As expectorated: Cardboard characters, plugged into a recycle of the first film, with brief and implausible “plot exposition” speeches to cover decades in which a few key events must have happened but during which nobody changed or learned anything. No explanation as to why Han & Leia’s son went to the Dark Side, but perhaps a future out-of-sequence “episode” will concoct motivation-free coverage of that.

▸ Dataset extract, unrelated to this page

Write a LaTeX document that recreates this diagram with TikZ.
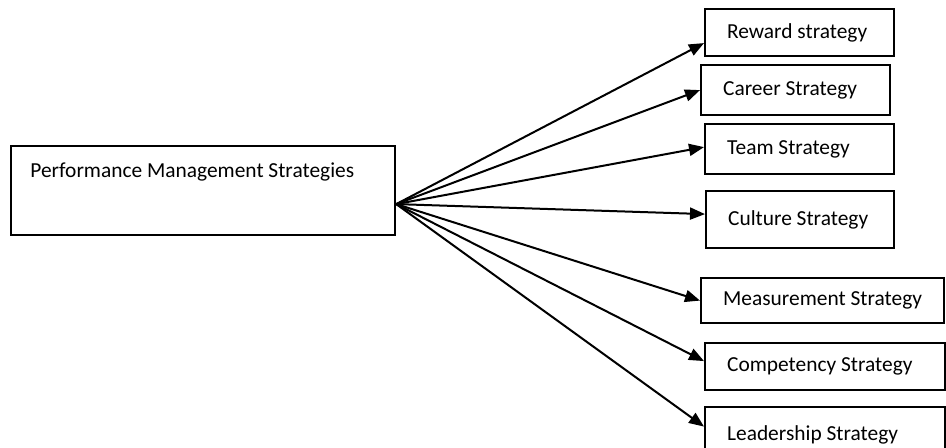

It sure is handy that a Star Wars sequel can tell any space-opera story it likes, anywhere or anywhen it wants, and the only requirements are a few pre-defined cameos and a mention of the Dark Side. Oh, and of course start with the trademark perspective crawl—a block of text outlining all the episode continuity the writers didn’t have to bother putting into the movie. The franchise is not really a series—it’s a collection of vignettes, each with a backstory that purports to justify that vignette’s story arc. The only problem with this is that there’s no momentum from a Grand story arc, and the individual film arcs are so brief they work more like hyphens.
JJ appears to be a better action director than Lucas, but he didn’t have much to work with, since the franchise doesn’t allow room for content, character, continuity, or depth. In the end, it’s an elaborate shoot-em-up — 2.25 hours of running, ducking, shooting, and a little Flash Gordon swordplay. The space-ship swooping was nicely up-to-date, and mercifully brief. Dialog is mostly “Hurry!” and “Quick!” and such, apart from the snippets of plot summary glue. The scenic design was the best part, with several memorable visions of exotic landscapes and aging space ship wreckage. Also some nicely realized interior and exterior architectural work.
The best character was the sound designer for Chewing Tobacco’s whiny grunts, and the most memorable moment was when somebody gave the spherical S3E3 a thumbs-up and it responded by extending a lit cigarette lighter. This reinforced a nagging feeling that arose during the opening plot summary crawl—perhaps I’m about to watch a satire. The satire theory was also supported by a few comments about Leia’s hair, whose cinnamon buns had migrated to the top of her head. But it was contradicted by the semi-permanent look of embarrassed disapproval on Han’s face.
Admittedly, the franchise was built for 11-year-olds, and for the 11-year-old in all of us, with all the attendant irresistibe stuff-toy and action figure merchandising opportunities. So it’s not surprising that #7 is essentially just like #1..#6 (with more deft directing). It reminded me of being 11, lying on the living room floor with toy soldiers, putting them through umpteen permutations of the same basic maneuver: bang, bang, run, run, fall down, repeat.
As of January 2017, Star Wars Ep. 7 has grossed just over $2,000,000,000.00 world wide.
Right on, dude.
“No one in this world, so far as I know—and I have searched the record for years, and employed agents to help me—has ever lost money by underestimating the intelligence of the great masses of the plain people.”